Mengapa dia “tidak jadi ingin mati”? Jawabannya ada di bait kedua dan pertama.
Di bait kedua, “Ketika cakrawala menyentuh langit” (ketika dia melihat jauh di tepi pantai, tatapannya ke arah cakrawala)/ “Dalam dentingan waktu menghiba” (ketika dia memikirkan tentang kesedihannya), dia mendengar suara deru ombak yang digambarkan pengarang sebagai “Percikan laut” yang mengingatkan dirinya tentang peristiwa yang terjadi di dalam kehidupannya yang sedang dipikirkannya di dalam lubuk hatinya (“Di dasar relungku”). Apakah itu membuatnya ingin mati? Tidak.

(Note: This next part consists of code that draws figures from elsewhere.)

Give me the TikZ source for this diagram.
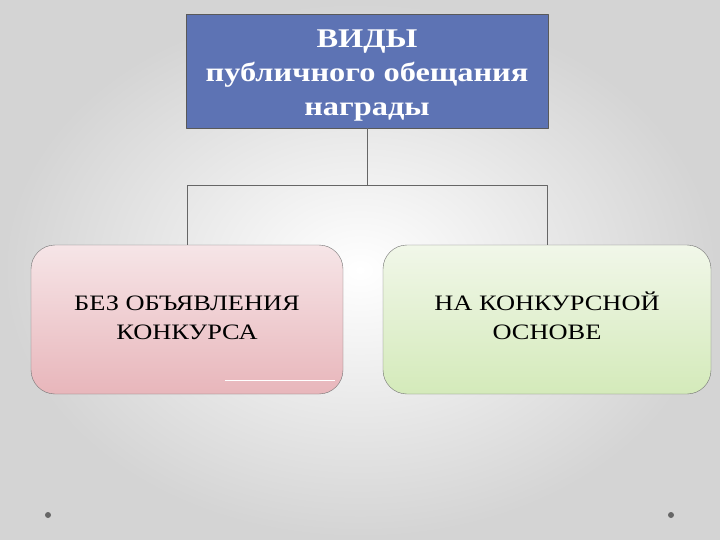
\documentclass[tikz,border=0pt]{standalone}
\usepackage{fontspec}
\setmainfont{Liberation Serif}[FakeStretch=1.2]
\usetikzlibrary{positioning,calc}
\definecolor{vidblue}{RGB}{93,115,180}
\definecolor{pinktop}{RGB}{246,229,231}
\definecolor{pinkbot}{RGB}{232,182,187}
\definecolor{greentop}{RGB}{241,247,233}
\definecolor{greenbot}{RGB}{212,234,186}

\begin{document}
\begin{tikzpicture}[x=1pt,y=-1pt,line join=round,
  head/.style={draw=black!65,fill=vidblue,text=white,minimum width=362,minimum height=114,align=center,font=\fontsize{27}{34}\selectfont\bfseries},
  kind/.style={draw=black!55,rounded corners=24,minimum width=312,minimum height=149,align=center,font=\fontsize{22}{29}\selectfont},
  link/.style={draw=black!60,thin}]
\shade[inner color=white,outer color=black!17] (0,0) rectangle (720,540);
\useasboundingbox (0,0) rectangle (720,540);
\node[head] (V) at (367,71) {\rule{0pt}{27pt}ВИДЫ\\публичного обещания\\награды};
\node[kind,top color=pinktop,bottom color=pinkbot] (L) at (187,319.5) {БЕЗ ОБЪЯВЛЕНИЯ\vphantom{Й}\\КОНКУРСА\rule[-8pt]{0pt}{0pt}};
\node[kind,top color=greentop,bottom color=greenbot,minimum width=328] (R) at (547,319.5) {НА КОНКУРСНОЙ\\ОСНОВЕ\rule[-8pt]{0pt}{0pt}};
\coordinate (M) at ($(V.south)+(0,57)$);
\draw[link] (V.south)--(M) (M)-|(L.north) (M)-|(R.north);
\draw[white,thin] (225,380)--(335,380);
\foreach \p in {(48,515),(671,515)}{\fill[black!60] \p circle (3);}
\end{tikzpicture}
\end{document}
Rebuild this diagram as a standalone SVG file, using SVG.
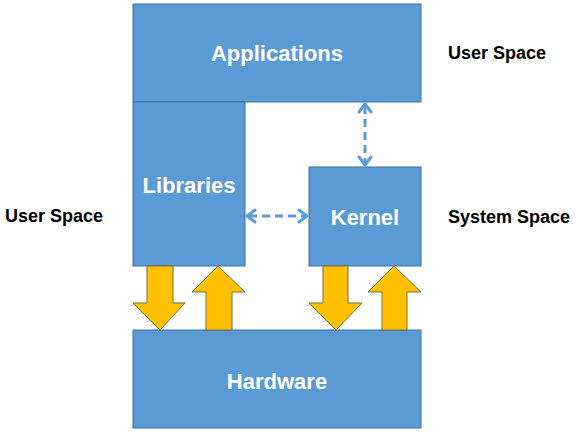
<svg xmlns="http://www.w3.org/2000/svg" width="579" height="443" viewBox="0 0 579 443">
<style>
.box{fill:#5B9BD5;stroke:#41719C;stroke-width:1}
.t{font-family:"Liberation Sans",Arial,sans-serif;font-weight:bold;font-size:22px;fill:#fff;text-anchor:middle;dominant-baseline:central}
.lbl{font-family:"Liberation Sans",Arial,sans-serif;font-weight:bold;font-size:18px;fill:#000;dominant-baseline:central}
.big{fill:#FFC000;stroke:#7F6A3A;stroke-width:1}
.dash{stroke:#5B9BD5;stroke-width:3;stroke-dasharray:8 5;fill:none}
.head{stroke:#5B9BD5;stroke-width:3;fill:none;stroke-linecap:round;stroke-linejoin:round}
</style>
<rect width="579" height="443" fill="#fff"/>
<g id="applications"><rect class="box" x="133" y="4" width="288" height="98"/><text class="t" x="277" y="53">Applications</text></g>
<g id="libraries"><rect class="box" x="133" y="102" width="112" height="164"/><text class="t" x="189" y="185">Libraries</text></g>
<g id="kernel"><rect class="box" x="309" y="167" width="112" height="99"/><text class="t" x="365" y="217">Kernel</text></g>
<g id="hardware"><rect class="box" x="133" y="330" width="288" height="98"/><text class="t" x="277" y="381">Hardware</text></g>
<g id="labels">
<text class="lbl" x="5" y="216">User Space</text>
<text class="lbl" x="448" y="53">User Space</text>
<text class="lbl" x="448" y="217">System Space</text>
</g>
<g id="connectors">
<path class="big" d="M147,266 H173 V303 H185 L160,330 L133,303 H147 Z"/>
<path class="big" d="M206,330 H232 V292 H245 L218,266 L192,292 H206 Z"/>
<path class="big" d="M323,266 H348 V303 H362 L336,330 L309,303 H323 Z"/>
<path class="big" d="M382,330 H407 V292 H421 L394,266 L368,292 H382 Z"/>
<line class="dash" x1="365" y1="106" x2="365" y2="163"/>
<polyline class="head" points="359,112 365,104 371,112"/>
<polyline class="head" points="359,157 365,165 371,157"/>
<line class="dash" x1="249" y1="216" x2="305" y2="216"/>
<polyline class="head" points="255,210 247,216 255,222"/>
<polyline class="head" points="299,210 307,216 299,222"/>
</g>
</svg>
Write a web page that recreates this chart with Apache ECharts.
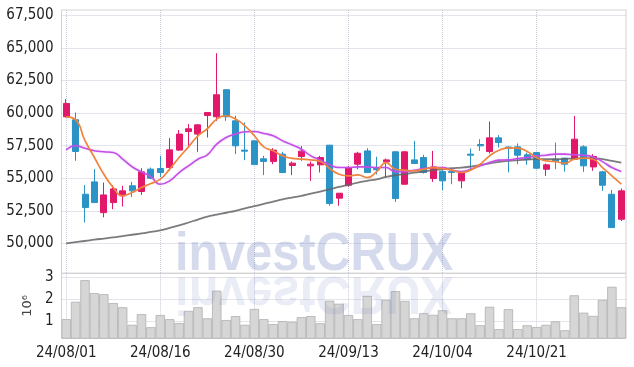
<!DOCTYPE html>
<html><head><meta charset="utf-8">
<script src="https://cdn.jsdelivr.net/npm/echarts@6/dist/echarts.min.js"></script>
<style>html,body{margin:0;padding:0;background:#fff}#c{width:634px;height:367px}</style>
</head><body><div id="c"></div>
<script>
const dates = ['24/08/01','24/08/02','24/08/05','24/08/06','24/08/07','24/08/08','24/08/09','24/08/12','24/08/13','24/08/14',
'24/08/16','24/08/19','24/08/20','24/08/21','24/08/22','24/08/23','24/08/26','24/08/27','24/08/28','24/08/29',
'24/08/30','24/09/02','24/09/03','24/09/04','24/09/05','24/09/06','24/09/09','24/09/10','24/09/11','24/09/12',
'24/09/13','24/09/19','24/09/20','24/09/23','24/09/24','24/09/25','24/09/26','24/09/27','24/09/30','24/10/02',
'24/10/04','24/10/07','24/10/08','24/10/10','24/10/11','24/10/14','24/10/15','24/10/16','24/10/17','24/10/18',
'24/10/21','24/10/22','24/10/23','24/10/24','24/10/25','24/10/28','24/10/29','24/10/30','24/10/31','24/11/01'];

const opens  = [59720,59490,53770,54720,52360,53130,53650,54420,53980,55700,55750,55820,57160,58590,58390,59820,59720,61800,59410,57160,
57870,56490,56290,56850,55980,56670,55950,56030,57540,53470,54460,56080,57100,55750,56260,57030,54540,56410,56590,54980,
55510,55510,54800,56850,57590,57050,58100,57400,57410,56800,56970,55690,56460,56540,56460,57410,55870,55490,53770,51850];
const closes = [60745,57055,52750,53130,53720,54180,54030,54030,55490,55000,55440,57180,58390,58800,59100,60050,61410,59720,57490,57080,
56050,56290,57160,55440,56160,57080,56080,56590,53060,53850,55820,56920,55440,55650,56410,53440,57030,56130,55440,55870,
54800,55440,55440,56770,57490,58100,57740,57300,56770,56460,55770,56030,56310,56080,58000,55950,56670,54460,51210,54030];
const lows   = [59670,56340,51600,53100,52000,52620,52830,53570,53720,54930,55080,55570,57100,57490,57030,58130,59410,59410,56850,56390,
56050,55240,56080,55390,55240,56340,54800,55440,52880,52880,54340,55690,55400,55300,55050,53180,54490,56100,55360,54720,
54080,54540,54230,55570,57100,56900,57360,55450,56080,56030,55690,55180,55690,55510,56460,55490,55570,54030,51200,51720];
const highs  = [61080,60050,54470,55700,54670,54470,54420,54720,55770,55820,56720,58080,58700,59160,59160,60050,64600,61800,59800,59280,
57900,56720,57310,57030,56290,57470,56290,56720,57540,53850,55950,57030,57310,56650,56510,57100,57100,57870,56800,57100,
55620,55740,55440,57280,58000,59360,58310,57450,57670,56970,57030,56130,57740,56590,59790,57540,56850,55570,54100,54210];

const ma5  = [59720,59500,57880,56590,55310,54290,53650,53900,54290,54590,54930,55700,56590,57410,58260,58800,59540,59800,59540,59030,
58260,57410,57110,56720,56520,56470,56410,56290,55750,55310,55180,55260,55050,55510,56200,55690,55620,55570,55690,55820,
55740,55620,55440,55640,56080,56720,57150,57330,57310,57050,56590,56330,56280,56150,56460,56540,56460,55820,55180,54540];
const ma20 = [57180,57490,57310,57110,57030,56980,56470,55880,55490,55110,54540,54800,55440,55950,56460,56800,57620,58130,58390,58570,
58590,58440,58260,57870,57570,57230,56720,56390,56030,55820,55820,55870,55870,55820,55820,55510,55510,55620,55740,55820,
55820,55620,55510,55690,55950,56210,56390,56410,56510,56590,56720,56770,56850,56850,56800,56770,56640,56280,55820,55510];
const ma120 = [50000,50090,50180,50280,50370,50460,50560,50660,50760,50880,51000,51180,51380,51600,51830,52050,52200,52350,52500,52680,
52860,53030,53200,53380,53520,53650,53820,53980,54150,54330,54500,54670,54800,54920,55100,55230,55310,55440,55510,55620,
55690,55770,55820,55900,56000,56150,56257,56334,56385,56436,56462,56462,56462,56487,56513,56539,56539,56462,56334,56205];

// volume in millions of shares
const volume = [1.08,1.88,2.88,2.28,2.23,1.82,1.63,0.82,1.31,0.71,1.27,1.08,0.9,1.46,1.63,1.12,2.39,1.04,1.22,0.82,
1.55,1.08,0.85,0.99,0.96,1.17,1.22,0.89,1.93,1.79,1.27,1.08,2.15,0.85,1.97,2.37,1.92,1.12,1.35,1.28,
1.49,1.12,1.12,1.35,0.8,1.65,0.62,1.54,0.62,0.8,0.72,0.82,0.98,0.57,2.18,1.38,1.23,1.97,2.57,1.63];

const priceTicks = [50000,52500,55000,57500,60000,62500,65000,67500];
const volTicks = [1,2,3];

const FONT = "'Liberation Sans Narrow','DejaVu Sans Condensed',sans-serif";
const candleData = dates.map((d,i)=>[opens[i],closes[i],lows[i],highs[i]]);
const gridLine = {type:'dotted', color:'#c8cad8', width:1};

const chart = echarts.init(document.getElementById('c'), null, {renderer:'canvas'});
chart.setOption({
  animation:false,
  backgroundColor:'#fff',
  grid:[
    {left:61.5, right:8, top:10, height:263.3, show:true, borderColor:'#d2d2d2', borderWidth:1, backgroundColor:'transparent'},
    {left:61.5, right:8, top:273.3, height:65, show:true, borderColor:'#d2d2d2', borderWidth:1, backgroundColor:'transparent'}
  ],
  xAxis:[
    {type:'category', gridIndex:0, data:dates, boundaryGap:true,
     axisLine:{show:false}, axisTick:{show:false}, axisLabel:{show:false},
     splitLine:{show:true, interval:9, alignWithLabel:true, lineStyle:gridLine}},
    {type:'category', gridIndex:1, data:dates, boundaryGap:true,
     axisLine:{show:false}, axisTick:{show:false},
     axisLabel:{interval:9, fontFamily:FONT, fontSize:15, color:'#222', margin:7},
     splitLine:{show:true, interval:9, alignWithLabel:true, lineStyle:gridLine}}
  ],
  yAxis:[
    {type:'value', gridIndex:0, min:47700, max:67920, scale:true,
     axisLine:{show:false}, axisTick:{show:false, customValues:priceTicks},
     axisLabel:{customValues:priceTicks, fontFamily:FONT, fontSize:15, color:'#222', margin:8,
       formatter:v=>Number(v).toLocaleString('en-US')},
     splitLine:{show:true, lineStyle:gridLine}},
    {type:'value', gridIndex:1, min:0.2, max:3.19,
     axisLine:{show:false}, axisTick:{show:false, customValues:volTicks},
     axisLabel:{customValues:volTicks, fontFamily:FONT, fontSize:15, color:'#222', margin:8},
     splitLine:{show:true, lineStyle:gridLine},
     name:'10\u2076', nameLocation:'middle', nameRotate:90, nameGap:27,
     nameTextStyle:{fontFamily:"'DejaVu Sans',sans-serif", fontSize:13, color:'#444'}}
  ],
  series:[
    {type:'candlestick', xAxisIndex:0, yAxisIndex:0, data:candleData, barWidth:6.5, z:2,
     itemStyle:{color:'#e2196b', color0:'#2b93c6', borderColor:'#e2196b', borderColor0:'#2b93c6', borderWidth:1}},
    {type:'line', xAxisIndex:0, yAxisIndex:0, data:ma120, showSymbol:false, smooth:true, z:3,
     lineStyle:{color:'rgba(100,100,100,0.85)', width:1.8}},
    {type:'line', xAxisIndex:0, yAxisIndex:0, data:ma20, showSymbol:false, smooth:true, z:3,
     lineStyle:{color:'#c44fe6', width:1.6, shadowBlur:2, shadowColor:'rgba(196,79,230,0.35)'}},
    {type:'line', xAxisIndex:0, yAxisIndex:0, data:ma5, showSymbol:false, smooth:true, z:4,
     lineStyle:{color:'#f0843c', width:1.7}},
    {type:'bar', xAxisIndex:1, yAxisIndex:1, data:volume, barCategoryGap:'0%',
     itemStyle:{color:'#d6d6d6', borderColor:'#b0b0b0', borderWidth:0.8}}
  ],
  graphic:[
    {type:'text', x:175, y:255, scaleX:0.9, z:100, silent:true,
     style:{text:'investCRUX', font:'bold 54px "Liberation Sans", Arial, sans-serif',
       fill:'rgba(112,128,192,0.29)', align:'left', verticalAlign:'middle'}},
    {type:'text', x:175, y:291.7, scaleX:0.9, scaleY:-1, z:100, silent:true,
     style:{text:'investCRUX', font:'bold 54px "Liberation Sans", Arial, sans-serif',
       fill:'rgba(112,128,192,0.15)', align:'left', verticalAlign:'middle'}}
  ]
});
</script></body></html>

Di bait pertama, “Kala derai rinai hujan/ Kelabu menutup langit” yang jika diartikan dalam lapis makna pertama, “Saat itu sedang hujan dan langit sangat mendung”, si aku menemukan sesuatu yang sangat kontras, yaitu “Bening kristal/ Lentera hati”. Sesuatu yang kontras terlihat di sini, yaitu di tengah derai hujan turun dan langit mendung, dia seperti menemukan “pencerahan”. Jadi, “Bening kristal/ Lentera hati” itu adalah suatu pencerahan yang dialami si aku di dalam puisi yang sedang terpuruk dalam kesedihan. Si aku ini tiba-tiba merasa menemukan sesuatu yang sangat “bening” yang dapat menuntun dia ke arah lain dalam kehidupannya. Sesuatu yang bening itu adalah “Lentera hati”, yaitu sesuatu ilham yang menerangi hatinya.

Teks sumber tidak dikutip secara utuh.